TANH_QUAD
A Rapidly Converging Quadrature Rule.

TANH_QUAD is a MATLAB library which sets up the tanh quadrature scheme and related rules.

These schemes typically have two parameters, N the (truncated) order, and H, a discretization size. To construct a family of quadrature rules, it is typical to ensure that H goes to zero as N goes to infinity. Sometimes this is done by fixing the value of the product N*H, and sometimes in other ways.

The tanh quadrature scheme approximates the integral

        Integral ( -1 <= X <= 1 ) F(X) dx
      

        Sum ( -N <= I <= N ) W(i) * F ( X(i) )
      

        H = pi * sqrt ( 2 / N ) - ( 1 / N ).
      

        X(i) = tanh(i*H/2)
      

        W(i) = H / 2 / cosh(I*H/2) / cosh(I*H/2)
      

This rule has some unusual properties. In particular, it is not exact for any polynomial; it can't even integrate the function f(x)=1 exactly. But while it is not exact, it can be highly accurate, that is, for relatively low values of N and for a wide range of integrals, the estimate will have a very low error, and as N increases, the error can decrease exponentially.

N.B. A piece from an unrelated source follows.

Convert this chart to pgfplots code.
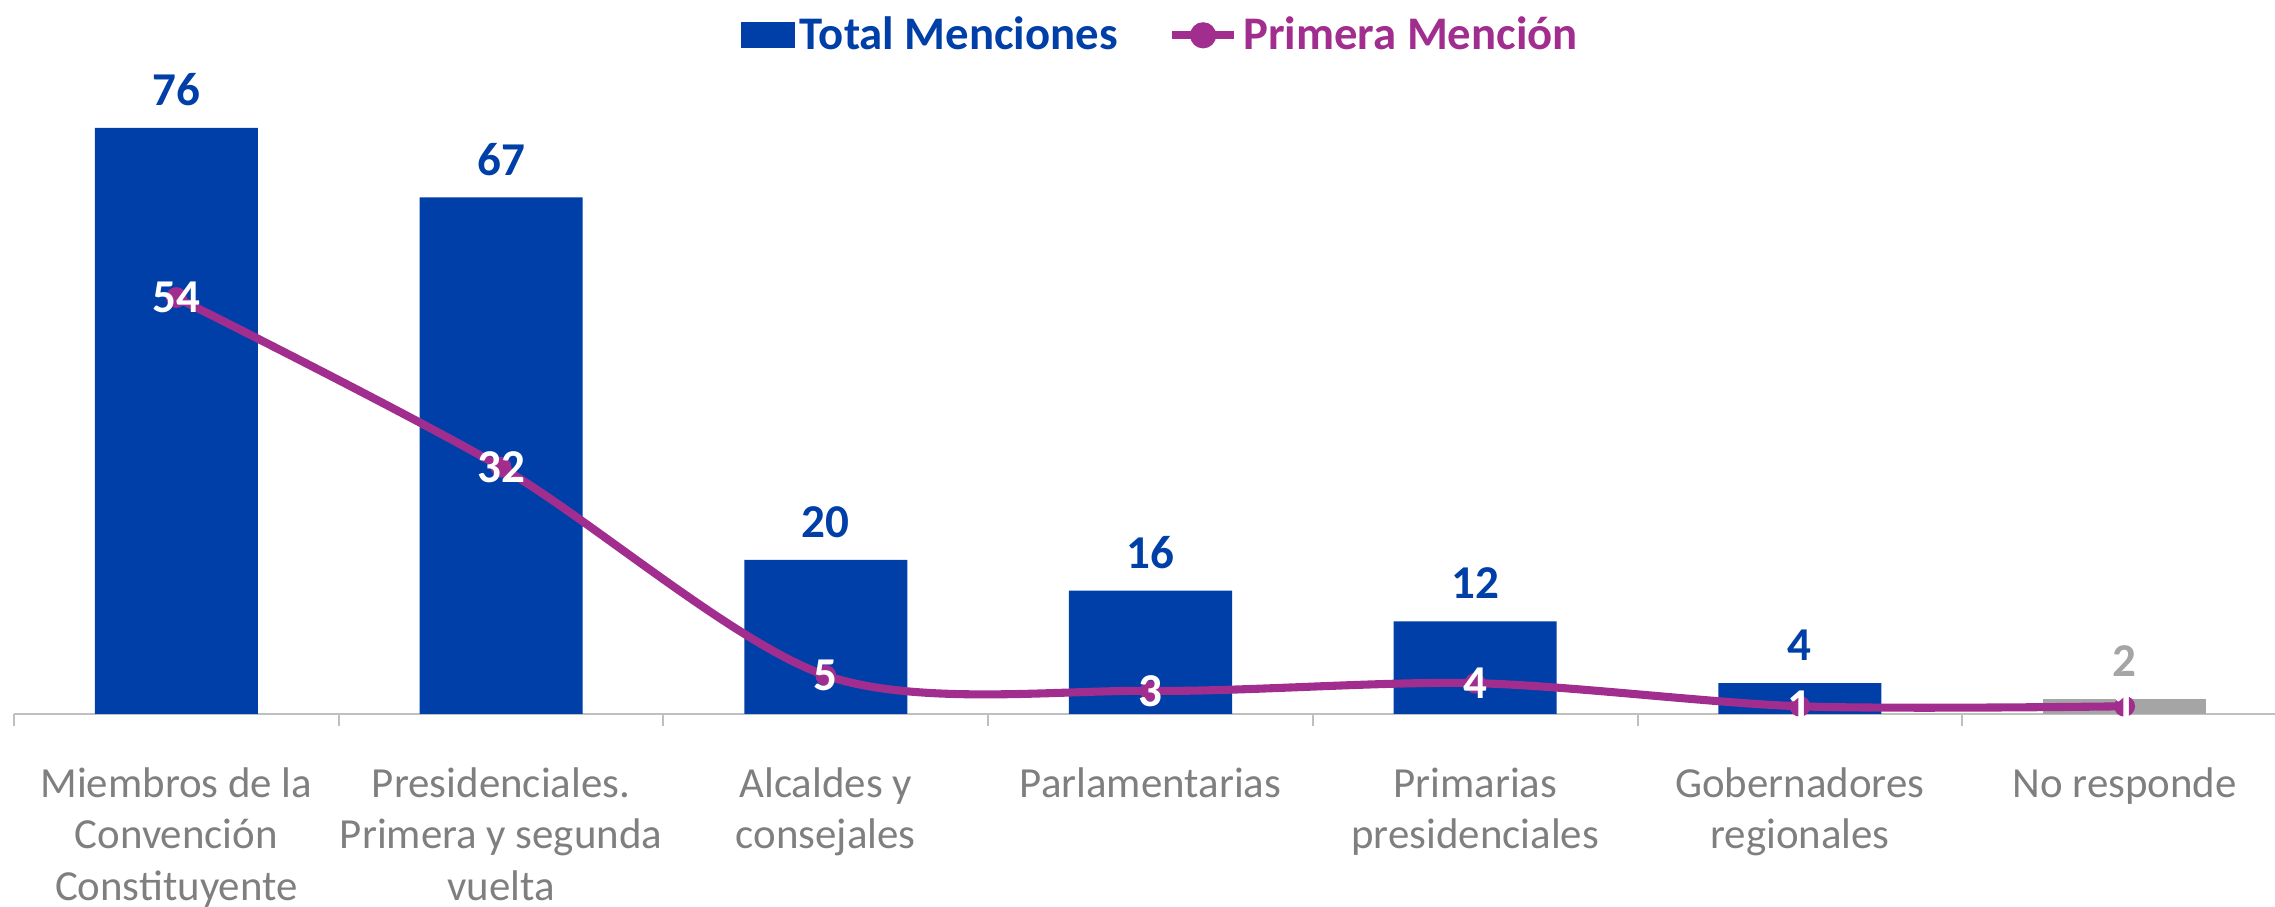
\documentclass[border=0pt]{standalone}
\usepackage{fontspec}
\setmainfont{Carlito}
\usepackage{pgfplots}
\pgfplotsset{compat=1.18}

\definecolor{barblue}{HTML}{003FA7}
\definecolor{linemag}{HTML}{A12E8F}
\definecolor{bargray}{HTML}{A5A5A5}
\definecolor{axisgray}{HTML}{BFBFBF}
\definecolor{labgray}{HTML}{7F7F7F}

\begin{document}
\begin{tikzpicture}
\path[use as bounding box] (-0.14,-1.93) rectangle (22.61,7.14);
\begin{axis}[
  at={(0,0)}, anchor=south west,
  scale only axis,
  width=22.73cm, height=6.17cm,
  xmin=-0.5, xmax=6.5, ymin=0, ymax=80,
  clip=false,
  hide y axis,
  axis x line*=bottom,
  x axis line style={axisgray, line width=0.6pt},
  /pgf/number format/assume math mode=true,
  xtick={0,...,6},
  xticklabels={{Miembros de la\\Convención\\Constituyente},
               {Presidenciales.\\Primera y segunda\\vuelta},
               {Alcaldes y\\consejales},
               {Parlamentarias},
               {Primarias\\presidenciales},
               {Gobernadores\\regionales},
               {No responde}},
  xticklabel style={align=center, anchor=north, inner sep=0pt, yshift=-0.53cm,
    text=labgray, font=\fontsize{12.2}{14.65}\selectfont},
  major tick length=0pt,
  minor xtick={-0.5,0.5,...,6.5},
  minor tick length=0.12cm,
  tick align=outside,
  minor tick style={axisgray, line width=0.6pt},
  legend columns=2,
  legend style={draw=none, fill=none, at={(0.505,1.1)}, anchor=center,
    font=\bfseries\fontsize{13.3}{15}\selectfont,
    /tikz/every even column/.append style={column sep=0.45cm},
    nodes={inner sep=1.5pt}},
]
\addplot[ybar, bar width=1.63cm, bar shift=0pt, fill=barblue, draw=none,
  nodes near coords,
  every node near coord/.append style={anchor=center, yshift=0.38cm,
    text=barblue, font=\bfseries\fontsize{13.4}{15}\selectfont},
  legend image code/.code={\fill[barblue] (0cm,-0.13cm) rectangle (0.54cm,0.13cm);}]
  coordinates {(0,76) (1,67) (2,20) (3,16) (4,12) (5,4)};
\addlegendentry{\textcolor{barblue}{Total Menciones}}
\addplot[ybar, bar width=1.63cm, bar shift=0pt, fill=bargray, draw=none, forget plot,
  nodes near coords,
  every node near coord/.append style={anchor=center, yshift=0.38cm,
    text=bargray, font=\bfseries\fontsize{13.4}{15}\selectfont}]
  coordinates {(6,2)};
\addplot[linemag, line width=2.3pt, smooth, mark=*,
  mark options={scale=0.9, fill=linemag, draw=linemag},
  nodes near coords,
  every node near coord/.append style={anchor=center, text=white,
    font=\bfseries\fontsize{13.4}{15}\selectfont},
  legend image code/.code={\draw[linemag, line width=2.3pt] (0cm,0cm) -- (0.62cm,0cm);
    \fill[linemag] (0.31cm,0cm) circle (0.09cm);}]
  coordinates {(0,54) (1,32) (2,5) (3,3) (4,4) (5,1) (6,1)};
\addlegendentry{\textcolor{linemag}{Primera Mención}}
\end{axis}
\end{tikzpicture}
\end{document}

The tanh-sinh quadrature scheme approximates the integral

        Integral ( -1 <= X <= 1 ) F(X) dx
      

        Sum ( -N <= I <= N ) W(i) * F ( X(i) )
      

        N = 8 * 2^M,
        H = 1 / 2^M,
        N * H = 8.
      

        Ti = i * H,
        X(i) = tanh(pi/2*sinh(Ti))
      

        W(i) = H * ( pi / 2 ) * cosh(Ti) / cosh^2(pi/2*sinh(Ti))
      

Quadrature rules can be transformed from the [-1,1] interval to the interval [a,b] by using the rule_adjust routine.

Licensing:

The computer code and data files described and made available on this web page are distributed under the GNU LGPL license.

Languages:

TANH_QUAD is available in a C++ version and a FORTRAN90 version and a MATLAB version.

Related Data and Programs:

CHEBYSHEV1_RULE, a MATLAB program which can compute and print a Gauss-Chebyshev type 1 quadrature rule.

CHEBYSHEV2_RULE, a MATLAB program which can compute and print a Gauss-Chebyshev type 2 quadrature rule.

GEGENBAUER_RULE, a MATLAB program which can compute and print a Gauss-Gegenbauer quadrature rule.

GEN_HERMITE_RULE, a MATLAB program which can compute and print a generalized Gauss-Hermite quadrature rule.

GEN_LAGUERRE_RULE, a MATLAB program which can compute and print a generalized Gauss-Laguerre quadrature rule.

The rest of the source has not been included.